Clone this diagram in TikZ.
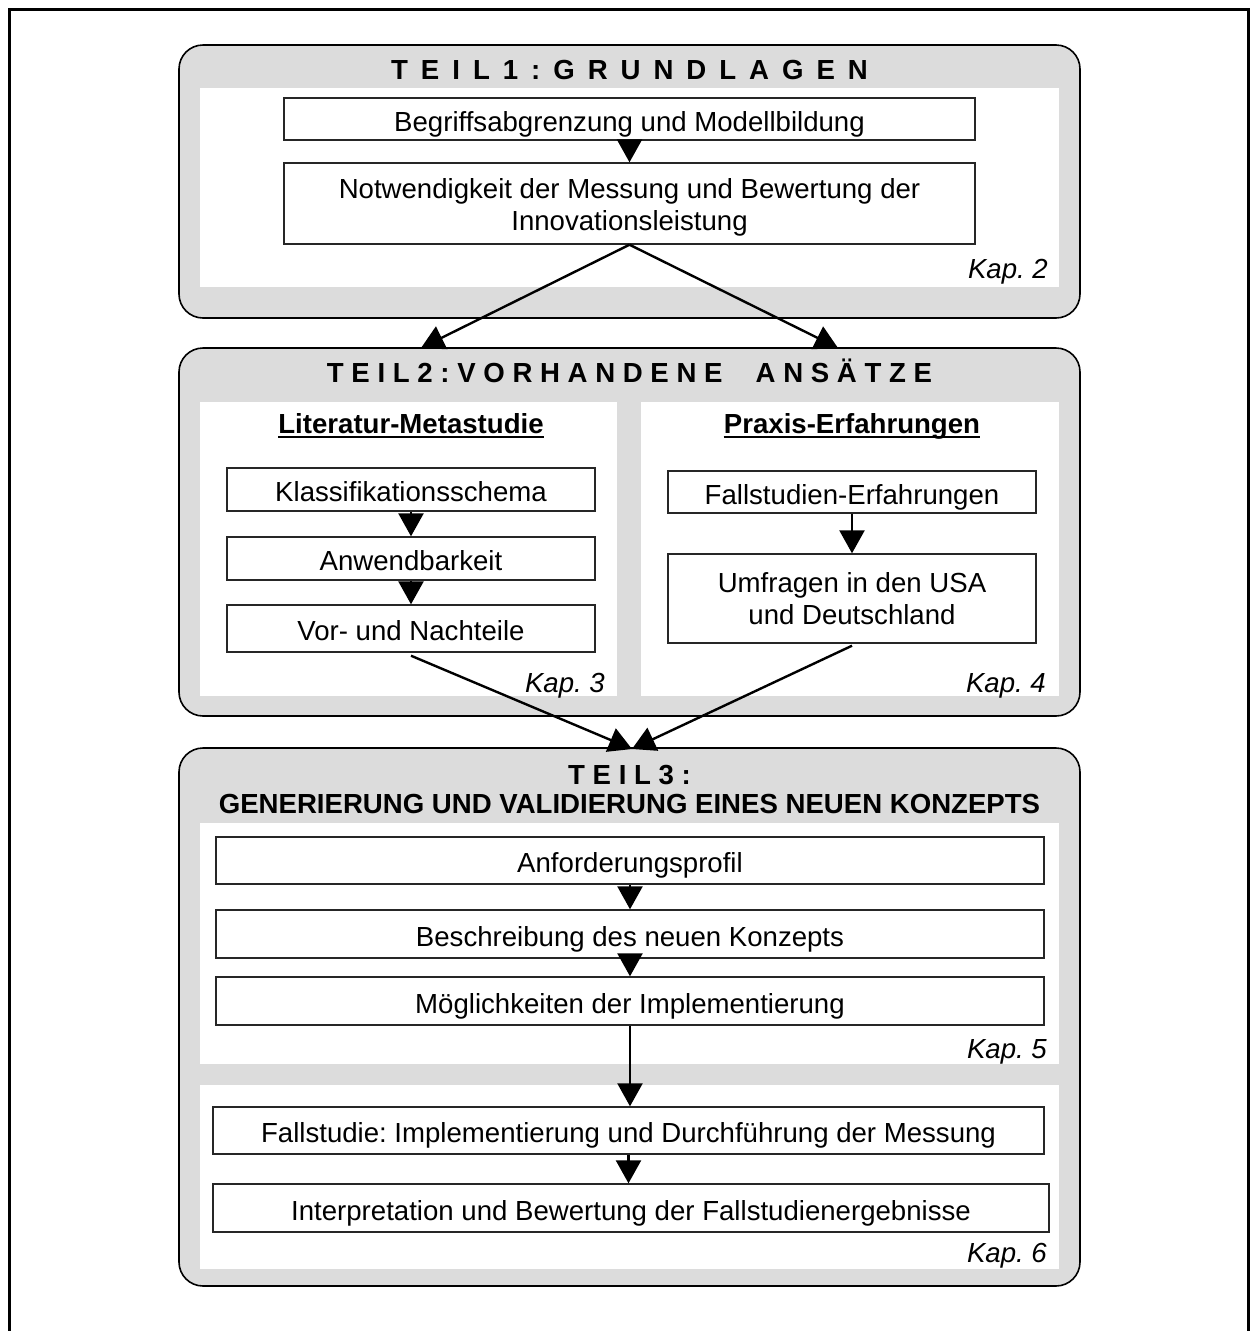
\documentclass[tikz,border=0pt]{standalone}
\usepackage{fontspec}
\setmainfont{Liberation Sans}
\usetikzlibrary{arrows.meta}
\definecolor{panelgray}{RGB}{220,220,220}
\frenchspacing
\newcommand{\widesp}{\spaceskip=0.47em\relax}
\begin{document}
\begin{tikzpicture}[x=1pt,y=-1pt,
  every node/.style={font=\fontsize{27.6}{32}\selectfont\frenchspacing, inner sep=0pt},
  panel/.style={draw=black, line width=1.6pt, fill=panelgray, rounded corners=24pt},
  innerbg/.style={fill=white, draw=none},
  box/.style={draw=black!85, line width=1.4pt, fill=white, align=center, inner sep=0pt},
  one/.style={text height=26pt, text depth=2pt},
  ttl/.style={font=\fontsize{27.6}{32}\selectfont\bfseries, anchor=base},
  kap/.style={font=\fontsize{27.6}{32}\selectfont\itshape\frenchspacing, anchor=base east},
  arr/.style={line width=2.4pt, -{Triangle[width=25pt,length=23pt]}},
]
\useasboundingbox (0,0) rectangle (1250,1331);
\begin{scope}
\clip (0,0) rectangle (1250,1331);
\draw[line width=3pt] (9,1345) -- (9,9) -- (1248,9) -- (1248,1345);
\end{scope}

% ---------- Panel 1 ----------
\draw[panel] (179,45) rectangle (1080,318);
\fill[innerbg] (200,88) rectangle (1059,287);
\node[ttl] (t1) at (629.5,79) {\widesp T E I L 1 : G R U N D L A G E N};
\node[box, one, minimum width=691pt, minimum height=42pt] (b1) at (629.5,119) {Begriffsabgrenzung und Modellbildung};
\node[box, minimum width=691pt, minimum height=81pt] (b2) at (629.5,203.5) {\rule{0pt}{28pt}Notwendigkeit der Messung und Bewertung der\\Innovationsleistung};
\node[kap] (kap2) at (1048,278) {Kap. 2};

% ---------- Panel 2 ----------
\draw[panel] (179,348) rectangle (1080,716);
\fill[innerbg] (200,402) rectangle (617,696);
\fill[innerbg] (641,402) rectangle (1059,696);
\node[ttl] (t2) at (629.5,382) {T E I L 2 : V O R H A N D E N E\hspace{1.2em}A N S Ä T Z E};
\node[ttl] (s1) at (411,433) {Literatur-Metastudie};
\node[ttl] (s2) at (852,433) {Praxis-Erfahrungen};
\draw[line width=2pt] ([yshift=-4pt]s1.base west) -- ([yshift=-4pt]s1.base east);
\draw[line width=2pt] ([yshift=-4pt]s2.base west) -- ([yshift=-4pt]s2.base east);
\node[box, one, minimum width=368pt, minimum height=43pt] (k1) at (411,489.5) {Klassifikationsschema};
\node[box, one, minimum width=368pt, minimum height=43pt] (k2) at (411,558.5) {Anwendbarkeit};
\node[box, one, minimum width=368pt, minimum height=47pt] (k3) at (411,628.5) {Vor- und Nachteile};
\node[box, one, minimum width=368pt, minimum height=42pt] (p1) at (852,492) {Fallstudien-Erfahrungen};
\node[box, minimum width=368pt, minimum height=89pt] (p2) at (852,598.5) {Umfragen in den USA\\und Deutschland};
\node[kap] (kap3) at (605,692) {Kap. 3};
\node[kap] (kap4) at (1046,692) {Kap. 4};

% ---------- Panel 3 ----------
\draw[panel] (179,748) rectangle (1080,1286);
\fill[innerbg] (200,823) rectangle (1059,1064);
\fill[innerbg] (200,1085) rectangle (1059,1269);
\node[ttl] (t3a) at (629.5,784) {T E I L 3 :};
\node[ttl] (t3b) at (629.5,813) {GENERIERUNG UND VALIDIERUNG EINES NEUEN KONZEPTS};
\node[box, one, minimum width=828pt, minimum height=47pt] (c1) at (630,860.5) {Anforderungsprofil};
\node[box, one, minimum width=828pt, minimum height=48pt] (c2) at (630,934) {Beschreibung des neuen Konzepts};
\node[box, one, minimum width=828pt, minimum height=48pt] (c3) at (630,1001) {Möglichkeiten der Implementierung};
\node[kap] (kap5) at (1047,1058) {Kap. 5};
\node[box, one, minimum width=831pt, minimum height=47pt] (c4) at (628.5,1130.5) {Fallstudie: Implementierung und Durchführung der Messung};
\node[box, one, minimum width=836pt, minimum height=48pt] (c5) at (631,1208) {Interpretation und Bewertung der Fallstudienergebnisse};
\node[kap] (kap6) at (1047,1262) {Kap. 6};

% ---------- Connectors ----------
\coordinate (a2l) at (421,348);
\coordinate (a2r) at (838,348);
\coordinate (a3) at (632,749);
\draw[arr] (b1.south) -- (b2.north);
\draw[arr] (b2.south) -- (a2l);
\draw[arr] (b2.south) -- (a2r);
\draw[arr] (k1.south) -- (k2.north);
\draw[arr] (k2.south) -- (k3.north);
\draw[arr] (p1.south) -- (p2.north);
\draw[arr] ([yshift=-3pt]k3.south) -- (a3);
\draw[arr] ([yshift=-2pt]p2.south) -- (a3);
\draw[arr] (c1.south) -- (c2.north);
\draw[arr] (c2.south) -- (c3.north);
\draw[arr] (c3.south) -- (c3.south |- c4.north);
\draw[arr] (c4.south) -- (c4.south |- c5.north);
\end{tikzpicture}
\end{document}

## WHAT IS ASKED:
Word for word, quote the lines above. Omit the pictures.

## THE REPLY:
Clone this diagram in TikZ.
\documentclass[tikz,border=0pt]{standalone}
\usepackage{fontspec}
\setmainfont{Liberation Sans}
\usetikzlibrary{arrows.meta}
\definecolor{panelgray}{RGB}{220,220,220}
\frenchspacing
\newcommand{\widesp}{\spaceskip=0.47em\relax}
\begin{document}
\begin{tikzpicture}[x=1pt,y=-1pt,
  every node/.style={font=\fontsize{27.6}{32}\selectfont\frenchspacing, inner sep=0pt},
  panel/.style={draw=black, line width=1.6pt, fill=panelgray, rounded corners=24pt},
  innerbg/.style={fill=white, draw=none},
  box/.style={draw=black!85, line width=1.4pt, fill=white, align=center, inner sep=0pt},
  one/.style={text height=26pt, text depth=2pt},
  ttl/.style={font=\fontsize{27.6}{32}\selectfont\bfseries, anchor=base},
  kap/.style={font=\fontsize{27.6}{32}\selectfont\itshape\frenchspacing, anchor=base east},
  arr/.style={line width=2.4pt, -{Triangle[width=25pt,length=23pt]}},
]
\useasboundingbox (0,0) rectangle (1250,1331);
\begin{scope}
\clip (0,0) rectangle (1250,1331);
\draw[line width=3pt] (9,1345) -- (9,9) -- (1248,9) -- (1248,1345);
\end{scope}

% ---------- Panel 1 ----------
\draw[panel] (179,45) rectangle (1080,318);
\fill[innerbg] (200,88) rectangle (1059,287);
\node[ttl] (t1) at (629.5,79) {\widesp T E I L 1 : G R U N D L A G E N};
\node[box, one, minimum width=691pt, minimum height=42pt] (b1) at (629.5,119) {Begriffsabgrenzung und Modellbildung};
\node[box, minimum width=691pt, minimum height=81pt] (b2) at (629.5,203.5) {\rule{0pt}{28pt}Notwendigkeit der Messung und Bewertung der\\Innovationsleistung};
\node[kap] (kap2) at (1048,278) {Kap. 2};

% ---------- Panel 2 ----------
\draw[panel] (179,348) rectangle (1080,716);
\fill[innerbg] (200,402) rectangle (617,696);
\fill[innerbg] (641,402) rectangle (1059,696);
\node[ttl] (t2) at (629.5,382) {T E I L 2 : V O R H A N D E N E\hspace{1.2em}A N S Ä T Z E};
\node[ttl] (s1) at (411,433) {Literatur-Metastudie};
\node[ttl] (s2) at (852,433) {Praxis-Erfahrungen};
\draw[line width=2pt] ([yshift=-4pt]s1.base west) -- ([yshift=-4pt]s1.base east);
\draw[line width=2pt] ([yshift=-4pt]s2.base west) -- ([yshift=-4pt]s2.base east);
\node[box, one, minimum width=368pt, minimum height=43pt] (k1) at (411,489.5) {Klassifikationsschema};
\node[box, one, minimum width=368pt, minimum height=43pt] (k2) at (411,558.5) {Anwendbarkeit};
\node[box, one, minimum width=368pt, minimum height=47pt] (k3) at (411,628.5) {Vor- und Nachteile};
\node[box, one, minimum width=368pt, minimum height=42pt] (p1) at (852,492) {Fallstudien-Erfahrungen};
\node[box, minimum width=368pt, minimum height=89pt] (p2) at (852,598.5) {Umfragen in den USA\\und Deutschland};
\node[kap] (kap3) at (605,692) {Kap. 3};
\node[kap] (kap4) at (1046,692) {Kap. 4};

% ---------- Panel 3 ----------
\draw[panel] (179,748) rectangle (1080,1286);
\fill[innerbg] (200,823) rectangle (1059,1064);
\fill[innerbg] (200,1085) rectangle (1059,1269);
\node[ttl] (t3a) at (629.5,784) {T E I L 3 :};
\node[ttl] (t3b) at (629.5,813) {GENERIERUNG UND VALIDIERUNG EINES NEUEN KONZEPTS};
\node[box, one, minimum width=828pt, minimum height=47pt] (c1) at (630,860.5) {Anforderungsprofil};
\node[box, one, minimum width=828pt, minimum height=48pt] (c2) at (630,934) {Beschreibung des neuen Konzepts};
\node[box, one, minimum width=828pt, minimum height=48pt] (c3) at (630,1001) {Möglichkeiten der Implementierung};
\node[kap] (kap5) at (1047,1058) {Kap. 5};
\node[box, one, minimum width=831pt, minimum height=47pt] (c4) at (628.5,1130.5) {Fallstudie: Implementierung und Durchführung der Messung};
\node[box, one, minimum width=836pt, minimum height=48pt] (c5) at (631,1208) {Interpretation und Bewertung der Fallstudienergebnisse};
\node[kap] (kap6) at (1047,1262) {Kap. 6};

% ---------- Connectors ----------
\coordinate (a2l) at (421,348);
\coordinate (a2r) at (838,348);
\coordinate (a3) at (632,749);
\draw[arr] (b1.south) -- (b2.north);
\draw[arr] (b2.south) -- (a2l);
\draw[arr] (b2.south) -- (a2r);
\draw[arr] (k1.south) -- (k2.north);
\draw[arr] (k2.south) -- (k3.north);
\draw[arr] (p1.south) -- (p2.north);
\draw[arr] ([yshift=-3pt]k3.south) -- (a3);
\draw[arr] ([yshift=-2pt]p2.south) -- (a3);
\draw[arr] (c1.south) -- (c2.north);
\draw[arr] (c2.south) -- (c3.north);
\draw[arr] (c3.south) -- (c3.south |- c4.north);
\draw[arr] (c4.south) -- (c4.south |- c5.north);
\end{tikzpicture}
\end{document}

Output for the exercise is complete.